Potassium Channel Toxin

LmKTx10 is a peptide toxin from the venom of the scorpion Lychas mucronatus. The toxin acts as a pore blocker on potassium channels of the family Kv1. It has a higher selectivity for the Kv1.3 potassium channel (KCNA3), compared to other channels in the Kv1 family.

==Etymology==

The Name LmKTx10 is derived from the initials of the species Lychas mucronatus, with "K" referring to the action on potassium channels, "Tx" denoting toxin, and 10 relating to the clone number in the cDNA library of the venom glands of Lychas mucronatus.

==Source==

LmKTx10 is derived from the venom of the scorpion Lychas mucronatus. Lychas mucronatus is a species in the genus Lychas (family Buthidae). The scorpion is distributed in the Guangxi Zhuang autonomous region and the Chinese provinces of Hainan and Yunnan.

==Chemistry==

===Structure===

The precursor nucleotide sequence of LmKTx10 is 180 base pairs long, including a 24 base pair 5'UTR and a 103 base pair 3'UTR. The mature LmKTx10 protein consists of 38 amino acid residues and includes six conserved cysteines (implying three disulfide bridges). This arrangement is characteristic of the cysteine-stabilized alpha/beta motif typical of alpha-KTx scorpion toxins, which stabilizes the N-terminal α-helix and two C-terminal β-sheets of the toxin.
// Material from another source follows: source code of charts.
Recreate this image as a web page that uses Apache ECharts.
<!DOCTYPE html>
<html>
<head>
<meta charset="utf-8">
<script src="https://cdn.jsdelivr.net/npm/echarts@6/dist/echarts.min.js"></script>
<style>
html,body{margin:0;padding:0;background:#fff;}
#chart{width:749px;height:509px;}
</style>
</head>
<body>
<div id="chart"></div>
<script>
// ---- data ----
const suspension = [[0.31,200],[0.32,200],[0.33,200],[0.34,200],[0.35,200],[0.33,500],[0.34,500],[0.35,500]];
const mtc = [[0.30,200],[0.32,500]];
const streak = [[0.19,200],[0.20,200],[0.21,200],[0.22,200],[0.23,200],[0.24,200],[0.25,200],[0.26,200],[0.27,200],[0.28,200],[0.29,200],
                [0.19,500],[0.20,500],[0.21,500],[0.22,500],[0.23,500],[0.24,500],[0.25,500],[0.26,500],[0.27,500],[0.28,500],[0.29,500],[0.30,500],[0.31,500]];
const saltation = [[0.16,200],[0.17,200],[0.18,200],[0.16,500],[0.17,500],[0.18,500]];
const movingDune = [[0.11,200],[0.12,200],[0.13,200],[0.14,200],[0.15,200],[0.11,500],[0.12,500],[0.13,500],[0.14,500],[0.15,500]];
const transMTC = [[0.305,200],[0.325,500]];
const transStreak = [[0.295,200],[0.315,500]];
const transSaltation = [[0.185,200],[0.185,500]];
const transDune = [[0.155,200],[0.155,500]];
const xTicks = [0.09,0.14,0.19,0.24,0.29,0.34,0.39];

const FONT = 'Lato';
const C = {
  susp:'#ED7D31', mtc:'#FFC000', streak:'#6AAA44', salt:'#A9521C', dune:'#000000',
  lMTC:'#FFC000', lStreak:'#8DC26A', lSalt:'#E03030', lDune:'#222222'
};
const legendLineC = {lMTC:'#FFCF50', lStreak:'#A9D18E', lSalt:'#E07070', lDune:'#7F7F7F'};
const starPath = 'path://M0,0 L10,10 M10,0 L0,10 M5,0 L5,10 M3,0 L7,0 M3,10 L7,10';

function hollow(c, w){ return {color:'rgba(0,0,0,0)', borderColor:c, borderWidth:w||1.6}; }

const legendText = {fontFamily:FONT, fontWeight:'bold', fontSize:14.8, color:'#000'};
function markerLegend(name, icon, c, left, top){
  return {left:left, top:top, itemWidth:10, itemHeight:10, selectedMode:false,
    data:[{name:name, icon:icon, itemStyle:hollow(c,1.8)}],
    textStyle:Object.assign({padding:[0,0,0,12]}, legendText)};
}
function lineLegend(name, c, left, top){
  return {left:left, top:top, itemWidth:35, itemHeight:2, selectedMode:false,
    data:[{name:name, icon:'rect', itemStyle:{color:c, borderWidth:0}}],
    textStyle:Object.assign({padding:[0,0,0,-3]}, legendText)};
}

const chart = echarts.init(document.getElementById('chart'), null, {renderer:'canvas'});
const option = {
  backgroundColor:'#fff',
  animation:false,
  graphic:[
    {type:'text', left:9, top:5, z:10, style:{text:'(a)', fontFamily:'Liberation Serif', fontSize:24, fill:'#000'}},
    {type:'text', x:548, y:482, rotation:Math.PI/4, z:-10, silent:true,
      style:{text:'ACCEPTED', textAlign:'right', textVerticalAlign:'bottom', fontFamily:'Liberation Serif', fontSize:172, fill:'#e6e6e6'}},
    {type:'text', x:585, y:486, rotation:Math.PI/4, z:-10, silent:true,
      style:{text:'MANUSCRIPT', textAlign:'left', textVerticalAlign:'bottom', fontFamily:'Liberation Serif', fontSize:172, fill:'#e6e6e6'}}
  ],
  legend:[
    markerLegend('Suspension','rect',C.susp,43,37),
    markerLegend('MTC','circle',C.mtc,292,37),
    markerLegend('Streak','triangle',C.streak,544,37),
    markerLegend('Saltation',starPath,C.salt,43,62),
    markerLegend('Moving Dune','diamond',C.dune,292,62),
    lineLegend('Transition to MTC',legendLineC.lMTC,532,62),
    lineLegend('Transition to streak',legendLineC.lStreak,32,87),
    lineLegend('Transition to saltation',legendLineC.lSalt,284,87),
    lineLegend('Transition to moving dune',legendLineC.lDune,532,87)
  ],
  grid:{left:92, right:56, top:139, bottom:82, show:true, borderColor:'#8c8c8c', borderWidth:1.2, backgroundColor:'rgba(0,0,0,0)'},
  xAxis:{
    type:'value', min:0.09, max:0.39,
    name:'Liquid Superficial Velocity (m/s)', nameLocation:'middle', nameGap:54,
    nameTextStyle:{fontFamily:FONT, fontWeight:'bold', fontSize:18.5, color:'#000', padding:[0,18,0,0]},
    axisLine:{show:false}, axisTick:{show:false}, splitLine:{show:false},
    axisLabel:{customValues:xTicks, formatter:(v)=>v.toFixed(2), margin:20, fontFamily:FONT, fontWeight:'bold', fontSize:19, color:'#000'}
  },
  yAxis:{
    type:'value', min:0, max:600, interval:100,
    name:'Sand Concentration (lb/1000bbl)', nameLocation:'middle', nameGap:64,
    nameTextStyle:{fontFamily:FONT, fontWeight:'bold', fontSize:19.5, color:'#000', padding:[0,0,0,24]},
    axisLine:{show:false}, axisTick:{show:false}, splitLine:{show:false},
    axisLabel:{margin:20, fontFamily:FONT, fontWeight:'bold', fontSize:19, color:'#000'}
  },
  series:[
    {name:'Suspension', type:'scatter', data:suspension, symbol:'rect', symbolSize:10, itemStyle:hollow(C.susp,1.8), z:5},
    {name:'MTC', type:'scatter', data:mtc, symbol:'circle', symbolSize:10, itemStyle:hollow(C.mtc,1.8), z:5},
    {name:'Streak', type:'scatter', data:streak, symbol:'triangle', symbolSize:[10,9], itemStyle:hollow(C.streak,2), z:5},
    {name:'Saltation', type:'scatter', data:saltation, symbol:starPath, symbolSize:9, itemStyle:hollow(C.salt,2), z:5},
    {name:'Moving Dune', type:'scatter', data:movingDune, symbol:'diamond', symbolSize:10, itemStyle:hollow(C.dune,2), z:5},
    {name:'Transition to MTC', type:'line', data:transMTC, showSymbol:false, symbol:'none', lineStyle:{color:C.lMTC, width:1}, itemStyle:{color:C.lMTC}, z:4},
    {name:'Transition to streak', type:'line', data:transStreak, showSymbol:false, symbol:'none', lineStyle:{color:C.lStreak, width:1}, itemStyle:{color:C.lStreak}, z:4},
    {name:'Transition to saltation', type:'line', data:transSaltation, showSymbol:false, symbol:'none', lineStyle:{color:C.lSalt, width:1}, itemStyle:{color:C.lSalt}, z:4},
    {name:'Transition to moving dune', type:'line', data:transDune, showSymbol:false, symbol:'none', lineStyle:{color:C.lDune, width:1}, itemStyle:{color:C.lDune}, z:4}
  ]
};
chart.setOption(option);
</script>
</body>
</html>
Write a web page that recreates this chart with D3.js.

The mature peptide sequence is:

QKHTDIKCSSSSSCYEPCRGVTGRAHGKCMNGRCTCYY

===Homology and family===

LmKTx10 belongs to the α-K channel toxin peptides (α-KTx) and displays a 48% sequence identity with α-KTx12.1, α-KTx12.2 and α-KTx12.3 as well as a 74% similarity to ImKTX58.

==Target==

The main targets of LmKTx10 are potassium ion channels. It is part of the α-KTx family, which is known to have its main effect on Kv1 subfamily of potassium channels. LmKTx10 has high to moderate potency for the Kv1.3 KCNA3 potassium channel (IC_{50} of 28 nM). Comparing this channel potency to other potassium channels clearly shows high selectivity for Kv1.3 as the IC50 for Kv1.1 is 60 times higher (IC_{50} of 1.73 μM) and for Kv1.2 it is 450 times higher (IC_{50} of 12.63 μM).

==Mode of action==

LmKTx10 restricts potassium ion flow by occluding the pore of potassium channels. This prevents cells from returning to their electrical resting state after activation, negatively affecting electrical signaling and cell function. Kv1.3 ion channels are highly expressed on effector memory T-cells, blocking these channels inhibits T-cell activation, effector responses, and therefore immune function.